**Task requirements:**
The required output is the block of lines from the line with "Give me the matplotlib source for this chart." to the line with "plt.rcParams['hatch.linewidth'] = 3.6", endpoints included and pictures omitted.

**Data provided:**
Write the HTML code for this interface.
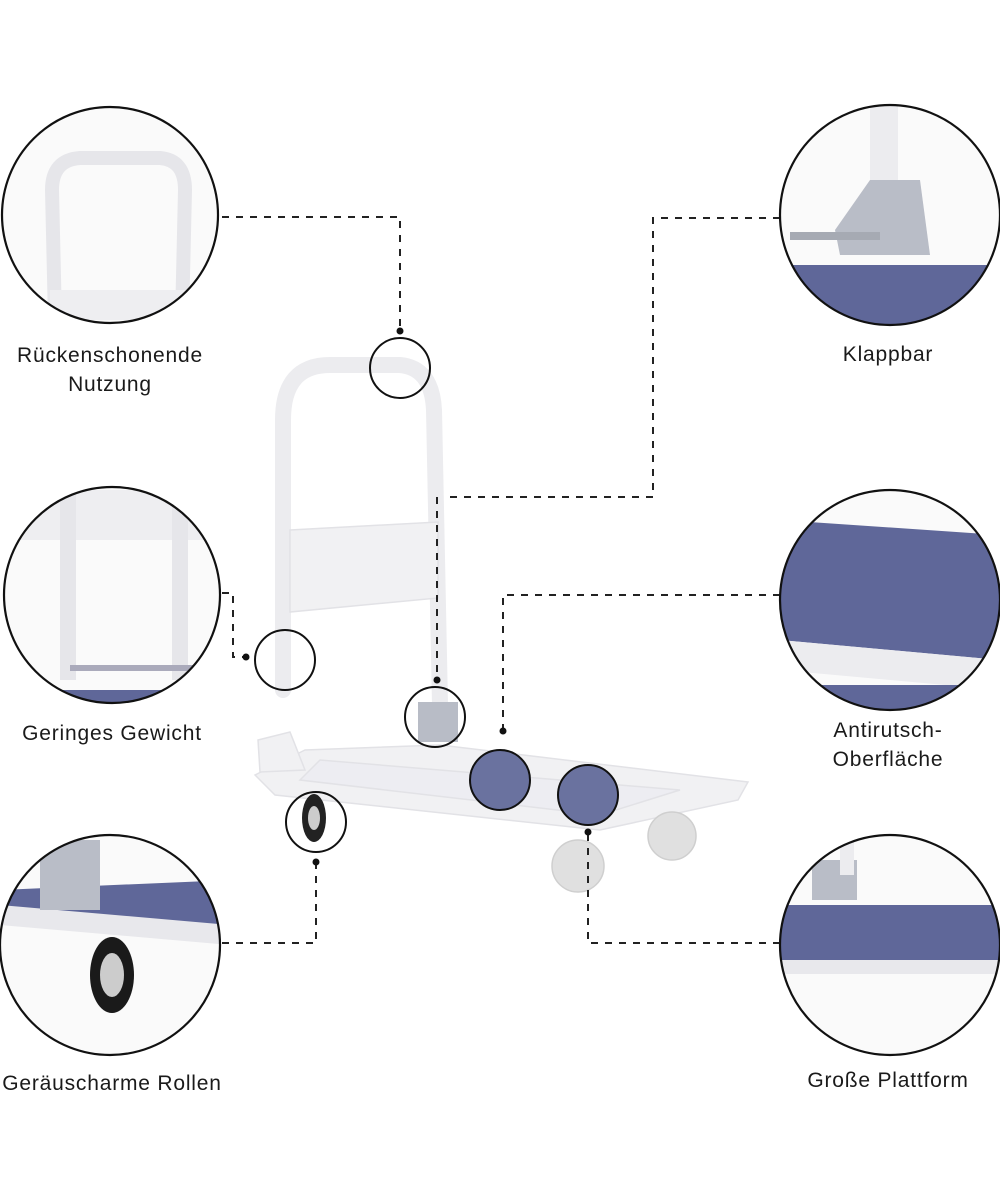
==
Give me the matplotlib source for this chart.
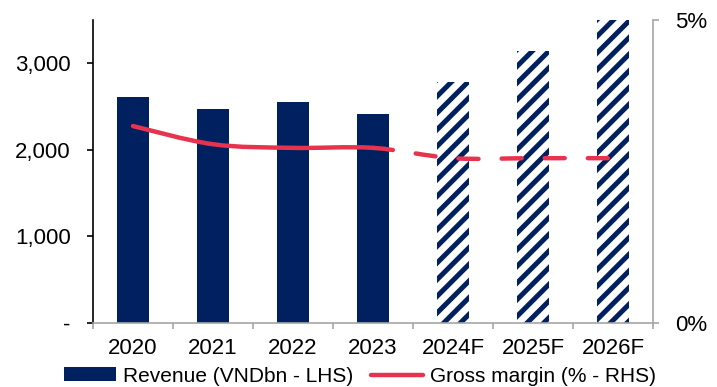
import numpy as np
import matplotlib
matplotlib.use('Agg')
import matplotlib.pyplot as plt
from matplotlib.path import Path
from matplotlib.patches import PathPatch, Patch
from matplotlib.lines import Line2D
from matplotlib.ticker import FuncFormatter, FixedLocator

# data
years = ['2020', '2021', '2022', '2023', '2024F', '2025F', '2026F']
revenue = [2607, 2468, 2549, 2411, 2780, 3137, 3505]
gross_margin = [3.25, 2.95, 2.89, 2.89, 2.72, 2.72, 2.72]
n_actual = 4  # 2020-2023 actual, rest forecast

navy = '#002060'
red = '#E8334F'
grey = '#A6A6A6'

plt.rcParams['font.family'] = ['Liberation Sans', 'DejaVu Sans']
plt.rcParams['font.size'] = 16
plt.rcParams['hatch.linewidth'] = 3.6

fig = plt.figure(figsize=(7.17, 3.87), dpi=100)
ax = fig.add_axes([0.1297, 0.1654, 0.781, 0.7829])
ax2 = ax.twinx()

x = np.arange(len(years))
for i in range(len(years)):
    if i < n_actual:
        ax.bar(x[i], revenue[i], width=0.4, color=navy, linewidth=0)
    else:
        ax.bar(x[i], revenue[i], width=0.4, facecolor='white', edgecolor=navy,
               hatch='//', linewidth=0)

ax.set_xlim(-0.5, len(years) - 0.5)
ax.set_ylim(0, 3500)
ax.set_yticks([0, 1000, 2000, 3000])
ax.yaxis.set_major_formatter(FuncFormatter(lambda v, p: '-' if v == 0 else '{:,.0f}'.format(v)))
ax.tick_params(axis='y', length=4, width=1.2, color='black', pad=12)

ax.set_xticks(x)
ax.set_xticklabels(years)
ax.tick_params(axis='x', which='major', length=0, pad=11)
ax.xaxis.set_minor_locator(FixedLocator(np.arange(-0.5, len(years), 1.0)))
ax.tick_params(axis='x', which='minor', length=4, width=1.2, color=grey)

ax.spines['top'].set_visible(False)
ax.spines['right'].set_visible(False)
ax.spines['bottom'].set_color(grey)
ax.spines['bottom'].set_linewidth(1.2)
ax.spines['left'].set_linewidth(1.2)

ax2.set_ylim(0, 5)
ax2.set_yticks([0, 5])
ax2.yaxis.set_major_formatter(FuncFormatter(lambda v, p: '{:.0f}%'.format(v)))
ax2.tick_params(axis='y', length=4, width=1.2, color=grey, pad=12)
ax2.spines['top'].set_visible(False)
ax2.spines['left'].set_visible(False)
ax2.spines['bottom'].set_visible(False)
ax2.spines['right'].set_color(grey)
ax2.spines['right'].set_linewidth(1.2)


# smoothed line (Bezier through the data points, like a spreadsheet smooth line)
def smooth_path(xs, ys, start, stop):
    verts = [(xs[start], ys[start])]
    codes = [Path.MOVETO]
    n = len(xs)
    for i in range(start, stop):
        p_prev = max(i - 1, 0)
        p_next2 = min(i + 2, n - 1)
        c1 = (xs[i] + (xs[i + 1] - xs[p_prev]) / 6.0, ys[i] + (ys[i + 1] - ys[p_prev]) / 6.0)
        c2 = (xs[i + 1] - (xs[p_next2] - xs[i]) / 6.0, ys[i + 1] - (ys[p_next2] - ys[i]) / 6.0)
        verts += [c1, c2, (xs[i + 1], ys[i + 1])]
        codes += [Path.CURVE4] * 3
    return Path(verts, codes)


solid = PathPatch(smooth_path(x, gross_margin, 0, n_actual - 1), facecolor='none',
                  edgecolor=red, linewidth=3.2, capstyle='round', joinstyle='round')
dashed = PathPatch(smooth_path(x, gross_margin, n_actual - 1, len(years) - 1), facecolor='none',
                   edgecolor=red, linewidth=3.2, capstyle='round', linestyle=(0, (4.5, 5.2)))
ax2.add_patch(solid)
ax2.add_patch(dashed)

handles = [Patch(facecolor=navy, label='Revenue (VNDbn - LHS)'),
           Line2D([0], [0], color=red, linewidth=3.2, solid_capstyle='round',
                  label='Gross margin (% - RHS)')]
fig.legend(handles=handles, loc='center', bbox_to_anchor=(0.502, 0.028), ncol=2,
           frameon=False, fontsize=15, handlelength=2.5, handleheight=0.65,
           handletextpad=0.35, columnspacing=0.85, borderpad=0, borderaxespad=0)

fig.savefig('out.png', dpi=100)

**Answer to this exercise:**
Give me the matplotlib source for this chart.
import numpy as np
import matplotlib
matplotlib.use('Agg')
import matplotlib.pyplot as plt
from matplotlib.path import Path
from matplotlib.patches import PathPatch, Patch
from matplotlib.lines import Line2D
from matplotlib.ticker import FuncFormatter, FixedLocator

# data
years = ['2020', '2021', '2022', '2023', '2024F', '2025F', '2026F']
revenue = [2607, 2468, 2549, 2411, 2780, 3137, 3505]
gross_margin = [3.25, 2.95, 2.89, 2.89, 2.72, 2.72, 2.72]
n_actual = 4  # 2020-2023 actual, rest forecast

navy = '#002060'
red = '#E8334F'
grey = '#A6A6A6'

plt.rcParams['font.family'] = ['Liberation Sans', 'DejaVu Sans']
plt.rcParams['font.size'] = 16
plt.rcParams['hatch.linewidth'] = 3.6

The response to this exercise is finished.